I wish the djinn who started this game was forced to watch ‘Crossing Over with John Edward’ on a continuous loop for sixteen years straight… the same episode.
Sure, done… say, you’re not going anywhere, dude. Those nachos don’t serve themselves, not if that crazed djinn has anything to say about it - and he does, he’s a djinn, see? Well, you will.
I wish to be shot by a jealous husband when I’m at least 90 years old.
The day after your 90th birthday, you discover that your wife has been fooling around with pretty much every other guy in the nursing home. You are consumed with jealousy, and in a fit of despair you put a shotgun between your teeth and blow out the back of your skull. It doesn’t kill you instantly, but you do, eventually die later that day.
You go back to the keyboard, and are compelled to write:
No beer and no TV make Enfant Terrible go crazy…
For 999 pages worth.
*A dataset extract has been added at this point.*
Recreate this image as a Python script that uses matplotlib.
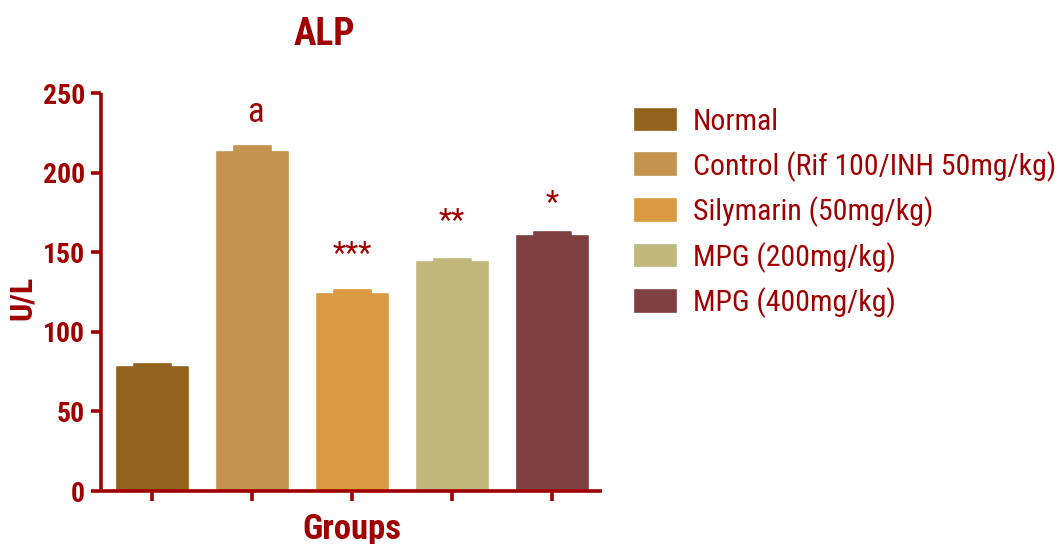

Your wife finds what you’ve written while you take a potty break (where you scribble said saying on the toilet paper with your own blood-from compulsively scratching your back), and she surrepetitiously gets in her car and drives away to visit her divorce attorney.
I wish they’d make a completely 100% faithful movie version of [del]The Shining[/del] War and Peace, if just to shut up all those who bitch about movies not being exactly like the book they came from…
Done! The forum is red and white. Something must be wrong with your eyes, though, because it still doesn’t look any different to you.
I wish that all of the people of Earth could live in peace, with everyone enjoying democracy, liberty and an environmentally-sustainable market economy, until the heat death of the Universe.
Granted, there is a nuclear war that devastates Earth, and the last three individuals left never meet each other, being stuck on different continents.
But, on the plus side, the nuclear war makes them immortal, so they have until the heat death of the universe to consider how lucky they are to live in perfect liberty.
(I like corrupting wishes by murdering everyone.)
I wish for an unlimited supply of lox and cream cheese on toasted everything bagels.
Granted, but until the day you die all you can think about is Meatspin (NSFW, don’t google it) or the Badger Song.
I wish that all doors opened automatically when you walked up to them.
The next movie starring Tom Cruise, with Nicole Kidman as a private detective / love interest / femme fatale, will have the requisite kissing scene.
And the movie will flop at the box office, killing Ms Kidman’s movie career.
I wish for every violent plot against the family of Barack Obama to fizzle, fail, get chickened out of, be disrupted by law enforcement, or otherwise come to naught early enough that Sasha and Malia are never in imminent danger. (Corrupt THAT, if you dare!)
Your wish is granted. However, a Secret Service agent accidentally steps on Bo’s tail in foiling one of the plots. It hurts the dog for maybe ten minutes.
Granted - you can now write the most beautiful poetry imagineable. However, you can only write it in a language long dead, and neither you nor anyone who reads it will be able to understand it.